**Stated task:** Leave the pictures out. Retype exactly the lines below from the one containing "What matplotlib code" through the one containing "0.1, 0.6), elinewidth=1.5, capsize=4, capthick=1.5)", and no others.

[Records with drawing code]
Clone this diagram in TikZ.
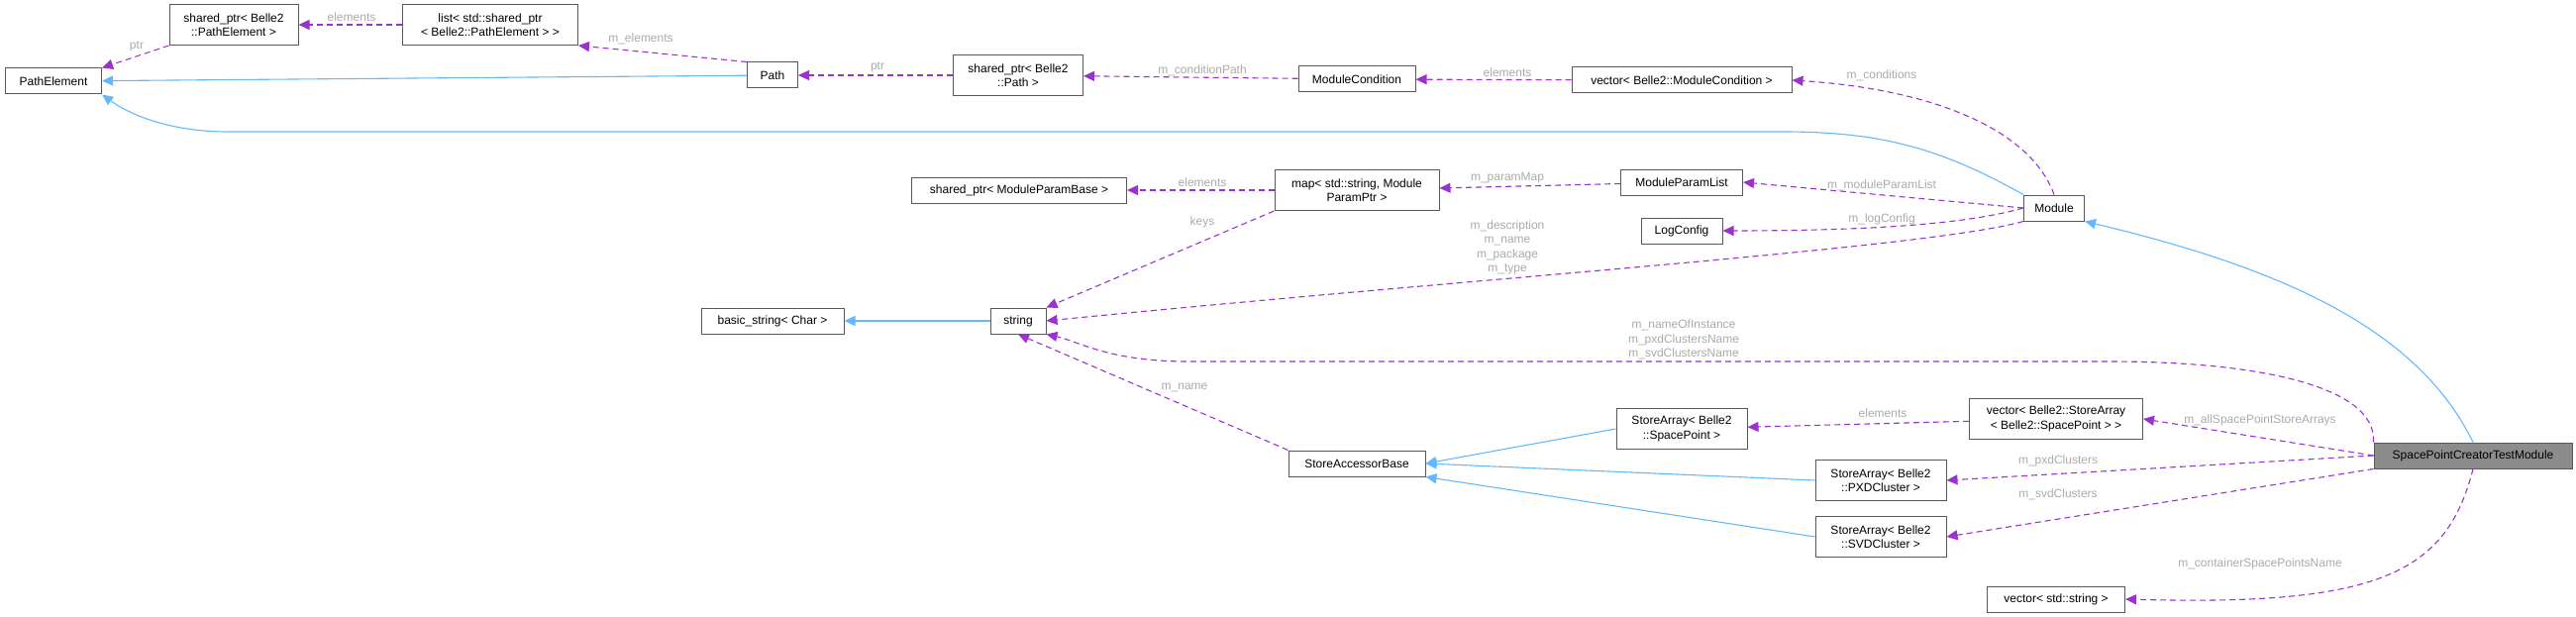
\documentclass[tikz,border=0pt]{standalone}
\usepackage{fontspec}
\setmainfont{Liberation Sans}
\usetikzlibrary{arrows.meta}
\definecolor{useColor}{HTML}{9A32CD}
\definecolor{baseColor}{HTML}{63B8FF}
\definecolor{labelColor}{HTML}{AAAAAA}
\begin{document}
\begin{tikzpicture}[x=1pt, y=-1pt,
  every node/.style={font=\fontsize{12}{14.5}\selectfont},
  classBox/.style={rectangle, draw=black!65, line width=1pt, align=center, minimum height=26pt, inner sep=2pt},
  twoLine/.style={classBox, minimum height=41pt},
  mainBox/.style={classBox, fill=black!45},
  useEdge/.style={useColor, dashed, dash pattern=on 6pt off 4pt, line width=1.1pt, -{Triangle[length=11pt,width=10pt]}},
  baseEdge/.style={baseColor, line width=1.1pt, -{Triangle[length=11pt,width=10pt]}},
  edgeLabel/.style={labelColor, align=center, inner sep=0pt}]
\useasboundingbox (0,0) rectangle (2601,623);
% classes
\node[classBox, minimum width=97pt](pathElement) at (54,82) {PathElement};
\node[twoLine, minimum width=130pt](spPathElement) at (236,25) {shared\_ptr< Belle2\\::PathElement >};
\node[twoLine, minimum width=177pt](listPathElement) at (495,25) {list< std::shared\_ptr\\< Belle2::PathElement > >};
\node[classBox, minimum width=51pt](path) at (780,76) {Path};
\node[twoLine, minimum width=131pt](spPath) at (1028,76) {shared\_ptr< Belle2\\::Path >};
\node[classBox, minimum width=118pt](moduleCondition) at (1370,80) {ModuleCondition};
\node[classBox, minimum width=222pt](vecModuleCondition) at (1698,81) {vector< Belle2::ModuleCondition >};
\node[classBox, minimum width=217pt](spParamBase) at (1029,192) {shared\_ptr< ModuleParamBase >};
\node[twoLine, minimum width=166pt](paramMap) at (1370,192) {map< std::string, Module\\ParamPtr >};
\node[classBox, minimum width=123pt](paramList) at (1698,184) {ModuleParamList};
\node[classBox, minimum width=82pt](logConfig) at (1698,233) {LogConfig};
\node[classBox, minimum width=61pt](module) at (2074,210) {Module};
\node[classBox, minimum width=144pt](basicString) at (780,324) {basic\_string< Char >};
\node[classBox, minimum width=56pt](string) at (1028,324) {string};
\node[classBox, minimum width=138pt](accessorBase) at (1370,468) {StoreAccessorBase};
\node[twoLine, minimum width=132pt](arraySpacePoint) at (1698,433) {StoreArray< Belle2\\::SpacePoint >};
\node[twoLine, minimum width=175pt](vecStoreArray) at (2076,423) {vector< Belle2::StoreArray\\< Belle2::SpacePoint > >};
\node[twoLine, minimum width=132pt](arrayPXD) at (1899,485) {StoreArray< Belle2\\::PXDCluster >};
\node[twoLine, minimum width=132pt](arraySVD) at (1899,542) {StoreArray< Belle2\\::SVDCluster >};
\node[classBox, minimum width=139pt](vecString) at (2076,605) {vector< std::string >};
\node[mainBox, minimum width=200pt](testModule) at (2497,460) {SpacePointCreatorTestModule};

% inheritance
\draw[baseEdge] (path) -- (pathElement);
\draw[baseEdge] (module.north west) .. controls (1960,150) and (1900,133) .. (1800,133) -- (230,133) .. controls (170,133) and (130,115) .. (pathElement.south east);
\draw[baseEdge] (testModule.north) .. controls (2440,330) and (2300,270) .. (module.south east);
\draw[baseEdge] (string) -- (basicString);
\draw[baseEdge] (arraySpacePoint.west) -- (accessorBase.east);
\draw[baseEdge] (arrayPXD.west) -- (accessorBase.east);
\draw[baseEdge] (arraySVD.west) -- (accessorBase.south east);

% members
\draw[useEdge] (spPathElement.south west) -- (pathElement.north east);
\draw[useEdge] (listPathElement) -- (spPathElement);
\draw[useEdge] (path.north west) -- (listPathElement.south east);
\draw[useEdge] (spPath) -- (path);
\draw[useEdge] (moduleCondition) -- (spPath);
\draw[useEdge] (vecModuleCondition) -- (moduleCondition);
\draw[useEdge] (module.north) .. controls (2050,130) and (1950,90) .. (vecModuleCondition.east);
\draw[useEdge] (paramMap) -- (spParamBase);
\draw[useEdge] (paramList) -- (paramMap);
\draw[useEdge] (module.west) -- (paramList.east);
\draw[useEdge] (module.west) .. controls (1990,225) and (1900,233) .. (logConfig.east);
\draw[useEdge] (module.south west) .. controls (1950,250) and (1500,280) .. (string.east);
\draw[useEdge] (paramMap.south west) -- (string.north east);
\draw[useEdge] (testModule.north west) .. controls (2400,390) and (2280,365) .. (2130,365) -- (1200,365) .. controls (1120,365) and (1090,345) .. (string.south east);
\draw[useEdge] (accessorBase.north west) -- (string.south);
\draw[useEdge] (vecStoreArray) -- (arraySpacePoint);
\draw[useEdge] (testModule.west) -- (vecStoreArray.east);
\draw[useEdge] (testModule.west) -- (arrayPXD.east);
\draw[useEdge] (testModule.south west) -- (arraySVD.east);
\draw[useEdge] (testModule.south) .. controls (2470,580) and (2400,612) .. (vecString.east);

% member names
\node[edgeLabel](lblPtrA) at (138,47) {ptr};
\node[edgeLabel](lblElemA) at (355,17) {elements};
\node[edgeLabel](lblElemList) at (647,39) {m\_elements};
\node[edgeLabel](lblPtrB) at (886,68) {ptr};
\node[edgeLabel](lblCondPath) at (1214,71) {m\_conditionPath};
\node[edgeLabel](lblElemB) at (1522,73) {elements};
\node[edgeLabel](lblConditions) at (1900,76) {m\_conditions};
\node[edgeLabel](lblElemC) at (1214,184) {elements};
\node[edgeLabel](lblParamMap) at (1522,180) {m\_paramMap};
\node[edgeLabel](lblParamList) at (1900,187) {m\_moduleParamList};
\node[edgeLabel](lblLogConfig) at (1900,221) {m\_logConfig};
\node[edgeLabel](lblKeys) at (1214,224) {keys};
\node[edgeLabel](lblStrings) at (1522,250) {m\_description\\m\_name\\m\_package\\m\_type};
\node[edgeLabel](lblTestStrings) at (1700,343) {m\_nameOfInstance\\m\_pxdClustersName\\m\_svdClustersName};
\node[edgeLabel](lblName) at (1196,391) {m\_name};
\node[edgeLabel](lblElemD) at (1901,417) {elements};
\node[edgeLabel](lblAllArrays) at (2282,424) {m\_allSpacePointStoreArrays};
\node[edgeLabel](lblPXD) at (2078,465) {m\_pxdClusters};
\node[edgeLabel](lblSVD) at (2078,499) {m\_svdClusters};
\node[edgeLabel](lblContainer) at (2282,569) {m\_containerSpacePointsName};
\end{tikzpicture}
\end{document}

==

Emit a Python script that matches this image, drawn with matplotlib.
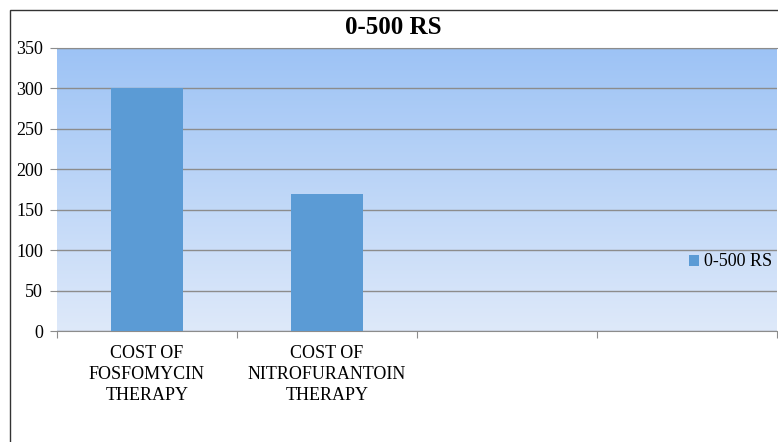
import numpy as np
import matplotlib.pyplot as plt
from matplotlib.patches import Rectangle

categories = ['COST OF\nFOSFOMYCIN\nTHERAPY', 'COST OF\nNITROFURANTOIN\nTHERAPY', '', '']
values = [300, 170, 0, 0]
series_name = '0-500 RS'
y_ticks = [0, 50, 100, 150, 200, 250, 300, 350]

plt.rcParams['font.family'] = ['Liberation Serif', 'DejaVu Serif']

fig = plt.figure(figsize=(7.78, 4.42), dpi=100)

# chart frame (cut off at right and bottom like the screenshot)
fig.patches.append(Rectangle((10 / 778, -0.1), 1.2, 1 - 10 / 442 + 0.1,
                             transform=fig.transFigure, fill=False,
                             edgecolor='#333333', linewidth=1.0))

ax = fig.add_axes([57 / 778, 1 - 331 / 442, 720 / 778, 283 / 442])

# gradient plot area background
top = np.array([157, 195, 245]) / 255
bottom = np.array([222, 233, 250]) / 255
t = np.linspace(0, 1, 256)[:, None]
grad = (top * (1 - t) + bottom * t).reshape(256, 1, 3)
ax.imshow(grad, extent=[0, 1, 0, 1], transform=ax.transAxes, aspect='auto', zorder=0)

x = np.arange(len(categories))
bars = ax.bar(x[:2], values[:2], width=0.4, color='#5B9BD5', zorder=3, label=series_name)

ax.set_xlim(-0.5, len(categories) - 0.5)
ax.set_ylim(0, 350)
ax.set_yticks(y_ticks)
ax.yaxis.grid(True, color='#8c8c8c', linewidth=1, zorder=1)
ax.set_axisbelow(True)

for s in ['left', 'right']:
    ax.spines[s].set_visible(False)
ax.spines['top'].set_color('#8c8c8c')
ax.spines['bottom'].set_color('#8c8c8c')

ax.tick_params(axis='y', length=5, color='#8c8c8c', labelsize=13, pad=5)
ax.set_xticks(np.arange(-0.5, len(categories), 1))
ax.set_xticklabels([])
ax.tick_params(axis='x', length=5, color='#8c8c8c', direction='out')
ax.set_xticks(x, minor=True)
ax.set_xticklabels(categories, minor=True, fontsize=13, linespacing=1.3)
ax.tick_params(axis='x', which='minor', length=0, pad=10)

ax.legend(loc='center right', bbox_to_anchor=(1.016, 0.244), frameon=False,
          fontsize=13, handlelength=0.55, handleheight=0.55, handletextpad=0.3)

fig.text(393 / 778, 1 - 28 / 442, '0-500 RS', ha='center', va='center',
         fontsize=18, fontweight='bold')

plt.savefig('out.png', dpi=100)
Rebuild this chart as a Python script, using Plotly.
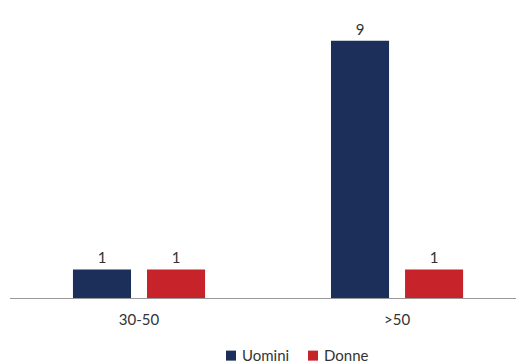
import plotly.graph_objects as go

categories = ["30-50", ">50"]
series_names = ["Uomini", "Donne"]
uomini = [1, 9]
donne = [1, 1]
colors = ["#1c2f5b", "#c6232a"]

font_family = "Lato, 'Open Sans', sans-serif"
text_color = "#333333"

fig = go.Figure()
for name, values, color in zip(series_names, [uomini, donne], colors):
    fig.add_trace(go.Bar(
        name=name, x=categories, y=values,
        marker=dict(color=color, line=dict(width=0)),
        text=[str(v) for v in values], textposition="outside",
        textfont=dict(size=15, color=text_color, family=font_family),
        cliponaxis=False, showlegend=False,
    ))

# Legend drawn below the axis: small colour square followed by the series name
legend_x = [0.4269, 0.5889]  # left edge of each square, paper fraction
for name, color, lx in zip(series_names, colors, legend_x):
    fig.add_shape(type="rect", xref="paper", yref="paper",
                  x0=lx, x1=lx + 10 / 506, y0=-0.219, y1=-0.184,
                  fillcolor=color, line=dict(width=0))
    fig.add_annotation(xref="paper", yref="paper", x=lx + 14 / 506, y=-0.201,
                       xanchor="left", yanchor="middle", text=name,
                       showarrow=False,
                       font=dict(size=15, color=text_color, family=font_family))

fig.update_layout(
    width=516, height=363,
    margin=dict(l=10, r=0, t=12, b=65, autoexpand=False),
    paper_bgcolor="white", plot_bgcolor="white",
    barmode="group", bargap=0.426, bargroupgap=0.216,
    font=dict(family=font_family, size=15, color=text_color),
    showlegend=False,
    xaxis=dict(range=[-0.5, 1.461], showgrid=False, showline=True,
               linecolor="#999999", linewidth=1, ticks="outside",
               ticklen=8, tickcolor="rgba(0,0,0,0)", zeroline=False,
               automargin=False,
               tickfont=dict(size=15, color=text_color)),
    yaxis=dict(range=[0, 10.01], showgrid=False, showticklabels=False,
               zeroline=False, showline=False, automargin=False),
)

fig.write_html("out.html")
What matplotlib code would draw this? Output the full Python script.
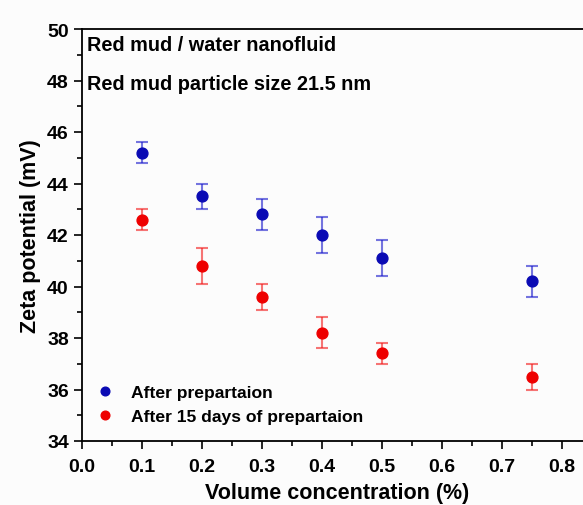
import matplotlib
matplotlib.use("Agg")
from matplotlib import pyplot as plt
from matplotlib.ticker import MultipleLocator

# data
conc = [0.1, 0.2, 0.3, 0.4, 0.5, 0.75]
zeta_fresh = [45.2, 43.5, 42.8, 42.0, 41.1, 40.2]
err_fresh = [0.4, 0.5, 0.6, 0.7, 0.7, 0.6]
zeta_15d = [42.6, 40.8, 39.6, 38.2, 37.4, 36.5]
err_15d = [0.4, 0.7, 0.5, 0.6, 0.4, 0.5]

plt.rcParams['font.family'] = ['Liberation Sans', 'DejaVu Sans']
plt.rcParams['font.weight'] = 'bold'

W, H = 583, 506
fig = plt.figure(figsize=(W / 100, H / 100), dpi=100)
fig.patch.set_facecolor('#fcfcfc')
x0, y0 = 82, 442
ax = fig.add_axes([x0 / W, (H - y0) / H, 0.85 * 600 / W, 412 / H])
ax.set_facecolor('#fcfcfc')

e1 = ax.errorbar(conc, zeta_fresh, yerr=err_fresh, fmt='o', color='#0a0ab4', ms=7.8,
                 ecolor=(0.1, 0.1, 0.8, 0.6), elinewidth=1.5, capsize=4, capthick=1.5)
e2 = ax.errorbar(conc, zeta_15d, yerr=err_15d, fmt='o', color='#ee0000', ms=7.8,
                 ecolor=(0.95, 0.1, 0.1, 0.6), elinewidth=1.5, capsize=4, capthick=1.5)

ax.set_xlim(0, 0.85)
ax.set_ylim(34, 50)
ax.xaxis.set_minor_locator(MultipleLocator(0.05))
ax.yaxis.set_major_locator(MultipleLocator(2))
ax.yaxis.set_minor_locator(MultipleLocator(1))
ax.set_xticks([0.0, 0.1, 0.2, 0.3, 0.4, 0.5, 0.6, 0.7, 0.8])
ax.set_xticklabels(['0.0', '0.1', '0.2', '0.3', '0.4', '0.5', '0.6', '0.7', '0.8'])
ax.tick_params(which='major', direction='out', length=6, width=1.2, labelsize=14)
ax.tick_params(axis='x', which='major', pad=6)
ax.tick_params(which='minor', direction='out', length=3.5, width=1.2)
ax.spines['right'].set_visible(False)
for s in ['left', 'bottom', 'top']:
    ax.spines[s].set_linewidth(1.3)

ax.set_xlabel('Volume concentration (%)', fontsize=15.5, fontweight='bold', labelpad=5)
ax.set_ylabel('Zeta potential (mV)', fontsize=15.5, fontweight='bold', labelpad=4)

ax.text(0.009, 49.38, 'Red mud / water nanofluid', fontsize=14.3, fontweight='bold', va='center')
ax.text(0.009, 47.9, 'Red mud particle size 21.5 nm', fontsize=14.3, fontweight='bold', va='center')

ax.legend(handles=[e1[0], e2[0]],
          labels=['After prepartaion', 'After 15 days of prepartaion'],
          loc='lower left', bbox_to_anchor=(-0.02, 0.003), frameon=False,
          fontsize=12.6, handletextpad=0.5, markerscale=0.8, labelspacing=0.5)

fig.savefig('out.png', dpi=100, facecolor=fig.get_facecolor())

**Task result:**
What matplotlib code would draw this? Output the full Python script.
import matplotlib
matplotlib.use("Agg")
from matplotlib import pyplot as plt
from matplotlib.ticker import MultipleLocator

# data
conc = [0.1, 0.2, 0.3, 0.4, 0.5, 0.75]
zeta_fresh = [45.2, 43.5, 42.8, 42.0, 41.1, 40.2]
err_fresh = [0.4, 0.5, 0.6, 0.7, 0.7, 0.6]
zeta_15d = [42.6, 40.8, 39.6, 38.2, 37.4, 36.5]
err_15d = [0.4, 0.7, 0.5, 0.6, 0.4, 0.5]

plt.rcParams['font.family'] = ['Liberation Sans', 'DejaVu Sans']
plt.rcParams['font.weight'] = 'bold'

W, H = 583, 506
fig = plt.figure(figsize=(W / 100, H / 100), dpi=100)
fig.patch.set_facecolor('#fcfcfc')
x0, y0 = 82, 442
ax = fig.add_axes([x0 / W, (H - y0) / H, 0.85 * 600 / W, 412 / H])
ax.set_facecolor('#fcfcfc')

e1 = ax.errorbar(conc, zeta_fresh, yerr=err_fresh, fmt='o', color='#0a0ab4', ms=7.8,
                 ecolor=(0.1, 0.1, 0.8, 0.6), elinewidth=1.5, capsize=4, capthick=1.5)
e2 = ax.errorbar(conc, zeta_15d, yerr=err_15d, fmt='o', color='#ee0000', ms=7.8,
                 ecolor=(0.95, 0.1, 0.1, 0.6), elinewidth=1.5, capsize=4, capthick=1.5)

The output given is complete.